Chequeos
Suelo pedir cita para pasar la ITV de mi viejo Seat Panda a la vez que pido una para mí en el ambulatorio. Es la única manera que he encontrado de llevar un control más o menos regular de mi estado de salud; problemas serios no tengo, no más que los que pueda tener mi Panda que me sigue llevando de acá para allá, despacio, eso sí. El caso es que si para él todo ha ido bien, exceptuando una luz trasera fundida, la mala noticia me la he llevado yo.
–¿Que tal se encuentra usted? ¿Ningún dolor en el pecho? ¿Ningún mareo? –me ha preguntado mi médico de cabecera de toda la vida. Bueno, "de todo la vida" es un decir, digamos que desde cuando he empezado a tener más tiempo para poder enfermar.
–No, me encuentro bien –le he contestado como a quien pillan en falta.
–Es que no me gusta para nada esta cifra que tenemos aquí –ha añadido Don Rogelio mirándome por encima de sus gafas y señalando un renglón de los cuatro folios de resultados de mi último análisis de sangre.
Me estaba poniendo nerviosa, a pesar de que la cifra sospechosa fuera, por lo visto, de los dos.

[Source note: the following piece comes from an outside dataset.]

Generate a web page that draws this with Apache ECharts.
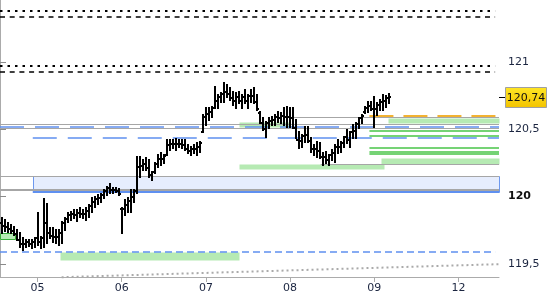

–Intentaré ser muy claro –me ha dicho silabeando la última palabra–. Como le decía, tenemos aquí un nivel de envidia muy alto en sangre. ¿Sabe si ha tenido o tiene familiares propensos a la envidia?
Pues claro que los tenía, claro que éramos una familia de propensos a la envidia, además... ¿qué familia no lo era?
–Pero de la sana, envidia de la sana –he recalcado con tonillo de ofendida
Pero él hombre no me ha hecho caso y se ha lanzado en una gran explicación sobre excesos de envidia buena que, al unirse a partículas de LDR (que quiere decir "rabia de densidad baja" en inglés, según mi nieto que da saillens en el cole), van formando placas que se depositan en la pared de las arterias.
A mí todo esto me ha sonado a chino y a tontería, ya que las mujeres más envidiosas de mi familia siempre han sido las más sanas y, por cierto, las que llegaron y llegan a edades más avanzadas. Pero me he callado este último dato y, sin más, le he dejado redactar el régimen bajo en tertulias vespertinas que, según sus propias palabras, tendría que seguir a ra-ja-ta-bla.
–¿Así es que nada de churros? –le he preguntado–, ¿como para el colesterol?
–Tranquila, de churros se puede usted seguir hartando, pero en casa, tómeselos en su casa; son a las amigas a las que tiene que renunciar –me dijo con tonillo él también.